Michael Actor Responds to ‘Whitewashing’ Abuse Claims to Say Allegations May Be Dealt With in a Sequel



One of the main actors in the Michael Jackson biopic has defended the film from “’whitewashing” claims, pointing to the potential for a sequel to deal with sexual abuse allegations.

Michael does not feature any scenes dealing with the singer’s high-profile child abuse allegations after they were cut from the film, allegedly forcing reshoots that added $15 million to the budget.

Variety has reported that Michael, which sees Michael Jackson’s real-life nephew Jaafar Jackson play the title role, was meant to include a scene in which police arrive at Neverland Ranch to search for evidence of child abuse in 1993, but it does not appear in the final cut.

This is allegedly one of many scenes that were meant to explore this part of Jackson’s life in the third act of the movie, but were all cut because attorneys for the Jackson estate “realized there was a clause in a settlement with one of the singer’s accusers, Jordan Chandler, that barred the depiction or mention of him in any movie.” Michael Jackson had denied all allegations, and his estate continues to deny the claims.

This sparked $15 million dollars worth of reshoots and a new ending, Variety reported, contributing to a delay to the movie’s release from April last year to this spring. The Jackson estate covered the cost because the error was theirs, Variety said, but it now has an equity stake in the film.

Now, Michael ends with a scene set during Jackson’s Bad tour, which ran from 1987 to 1989. There isn’t a single mention of the child abuse allegations at any point in the movie.
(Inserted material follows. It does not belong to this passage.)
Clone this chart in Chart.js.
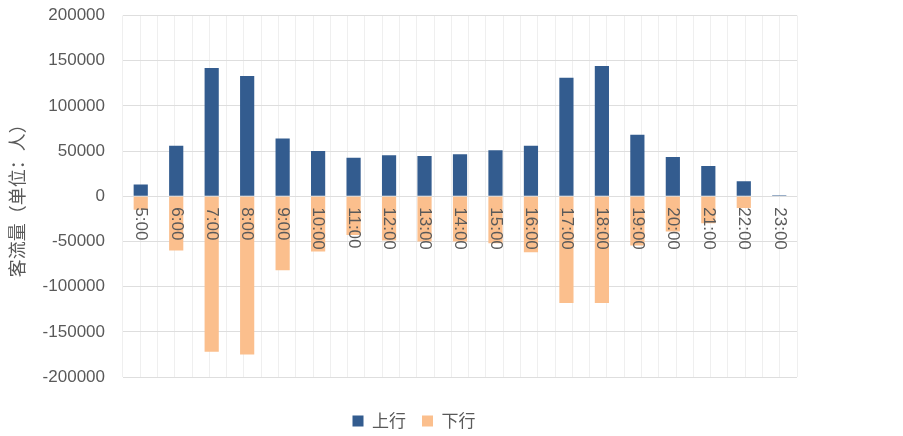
<!DOCTYPE html>
<html>
<head>
<meta charset="utf-8">
<script src="https://cdn.jsdelivr.net/npm/chart.js@4/dist/chart.umd.min.js"></script>
<style>
  html, body { margin: 0; padding: 0; background: #fff; }
  #wrap { width: 903px; height: 436px; }
</style>
</head>
<body>
<div id="wrap"><canvas id="myChart" width="903" height="436"></canvas></div>
<script>
'use strict';

// data
var categories = ['5:00', '6:00', '7:00', '8:00', '9:00', '10:00', '11:00', '12:00', '13:00', '14:00',
  '15:00', '16:00', '17:00', '18:00', '19:00', '20:00', '21:00', '22:00', '23:00'];
var upValues = [13000, 56000, 142000, 133000, 64000, 50000, 42500, 45500, 44500, 46500,
  51000, 56000, 131000, 144000, 68000, 43500, 33500, 16500, 1000];
var downValues = [-15000, -60000, -172000, -175000, -82000, -61000, -43000, -49000, -50000, -50000,
  -52000, -62000, -118000, -118000, -54500, -39000, -30000, -13000, 0];
var seriesNames = ['上行', '下行'];
var yTitle = '客流量（单位：人）';

var grey = '#595959';

// hour labels sit on the zero line, turned clockwise
var hourLabels = {
  id: 'hourLabels',
  afterDatasetsDraw: function (chart) {
    var ctx = chart.ctx;
    var xs = chart.scales.x;
    var y0 = chart.scales.y.getPixelForValue(0);
    ctx.save();
    ctx.font = '17px "Liberation Sans"';
    ctx.fillStyle = grey;
    ctx.textAlign = 'left';
    ctx.textBaseline = 'middle';
    for (var i = 0; i < categories.length; i++) {
      ctx.save();
      ctx.translate(xs.getPixelForValue(i), y0 + 11);
      ctx.rotate(Math.PI / 2);
      ctx.fillText(categories[i], 0, 0);
      ctx.restore();
    }
    ctx.restore();
  }
};

var ctx = document.getElementById('myChart').getContext('2d');
// eslint-disable-next-line no-undef, no-unused-vars
var chart = new Chart(ctx, {
  type: 'bar',
  data: {
    labels: categories,
    datasets: [{
      label: seriesNames[0],
      data: upValues,
      backgroundColor: '#335c8f'
    }, {
      label: seriesNames[1],
      data: downValues,
      backgroundColor: '#fbbf8d'
    }]
  },
  options: {
    responsive: false,
    animation: false,
    // left padding is uneven on purpose so the legend lands where it is in the picture
    layout: { padding: { top: 15.5, right: 106, left: 31, bottom: -3.5 } },
    datasets: { bar: { categoryPercentage: 1, barPercentage: 0.4 } },
    scales: {
      x: {
        display: false,
        stacked: true
      },
      // only there to give the half-category vertical gridlines
      xg: {
        type: 'linear',
        position: 'bottom',
        min: -0.5,
        max: 18.5,
        ticks: { display: false, stepSize: 0.5 },
        grid: { color: '#efefef', drawTicks: false },
        border: { display: false },
        afterFit: function (scale) { scale.height = 19.5; }
      },
      y: {
        stacked: true,
        min: -200000,
        max: 200000,
        ticks: {
          stepSize: 50000,
          padding: 18,
          color: grey,
          font: { family: '"Liberation Sans"', size: 17 },
          callback: function (v) { return String(v); }
        },
        grid: { color: '#dedede', drawTicks: false },
        border: { display: false },
        title: {
          display: true,
          text: yTitle,
          color: grey,
          padding: { top: -25, bottom: 0 },
          font: { family: '"Noto Sans CJK SC"', size: 18 }
        },
        afterFit: function (scale) {
          scale.width = 92;
          scale.paddingTop = 0;
          scale.paddingBottom = 0;
        }
      }
    },
    plugins: {
      legend: {
        position: 'bottom',
        labels: {
          boxWidth: 11,
          boxHeight: 11,
          padding: 16,
          color: grey,
          font: { family: '"Noto Sans CJK SC"', size: 17 }
        }
      },
      tooltip: { enabled: false }
    }
  },
  plugins: [hourLabels]
});
</script>
</body>
</html>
It revolves around the music and Jackson’s troubled relationship with his father, Joe, played by Colman Domingo.

And it was Domingo who this week defended Michael from the “whitewashing” claims by suggesting a sequel could continue Michael Jackson’s story on from 1988. Speaking in an interview on the Today show, Domingo said Michael is focused on “the makings of Michael.”
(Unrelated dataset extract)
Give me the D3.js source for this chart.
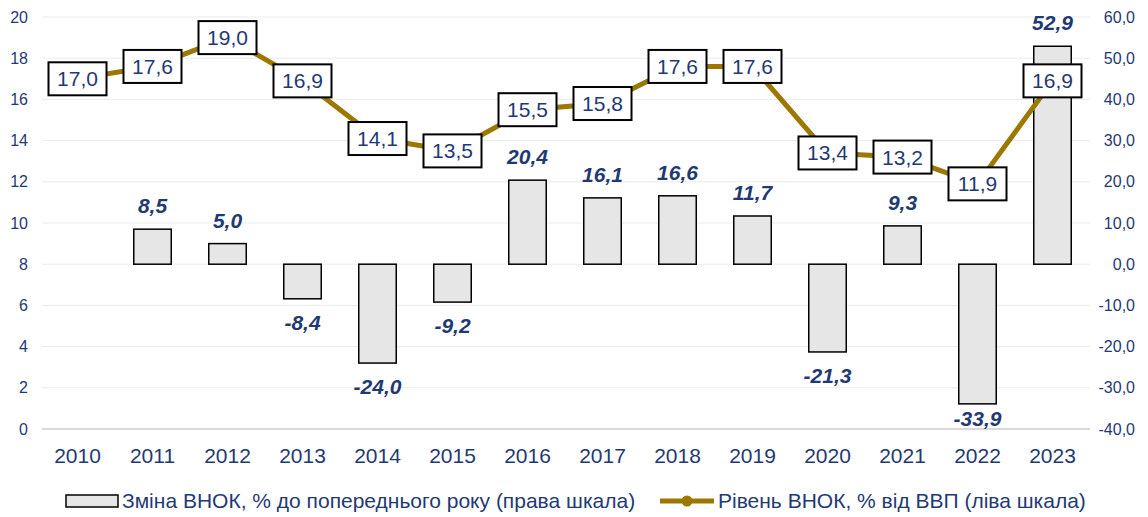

“The film does stop in 1988, several years before the first child molestation allegations were made. And we live in an environment now where we take survivors of sexual abuse, we take their stories very seriously,” interviewer Craig Melvin began. “What would you say to folks who see this and they’re like, ‘You know what? They whitewashed that part. They didn’t even include that part.’ How do you reconcile your performance with that?”

“The film takes place from the ‘60s to 1988, so it does not go into the first allegations,” Domingo said in an interview on the Today show. “We center it on the makings of Michael. It’s an intimate portrait of who Michael is. Through his eyes, truly. So that’s what it is. So that’s what this film is.

“And there’s a possibility of there being a Part Two, that may deal with some other things that happened afterwards. This is about the making of Michael, how he was raised, and then how he was trying to find his voice as an artist and be a solo artist.

“There could be a sequel. We don’t know yet.”

Is a Michael sequel likely? According to Variety, Michael is aiming for $65 million to $70 million from 3,900 North American theaters in its opening weekend, but that figure could rise to a whopping $80 million. It’s almost certainly going to be the largest debut ever for a musical biopic.

So, assuming the box office plays out the way it looks like it will, a sequel is perhaps more likely than unlikely. But even if it were greenlit, surely it would run up against the same issue Michael did, given the settlement clause.

In September last year, Jackson’s daughter, Paris, criticized the “sugar-coated” biopic about her father, saying it “panders to a very specific section of my dad’s fandom that still lives in the fantasy.”

“I read one of the first drafts of the script and gave my notes about what was dishonest / didn’t sit right with me, and when they didn’t address it, I moved on with my life,” Paris said in a social media post. “Not my monkeys, not my circus. God bless and God speed.”

“So I just butted out and left it alone because it’s not my project,” she added. “They’re going to make whatever they’re going to make. A big reason why I haven’t said anything up until this point is because I know a lot of you guys are gonna be happy with it.

“A big section of the film panders to a very specific section of my dad’s fandom that still lives in the fantasy, and they’re gonna be happy with it.

“The narrative is being controlled and there’s a lot of inaccuracy and there’s a lot of just full-blown lies. At the end of the day, that doesn’t really fly with me. Go enjoy it. Do whatever. Leave me out of it.”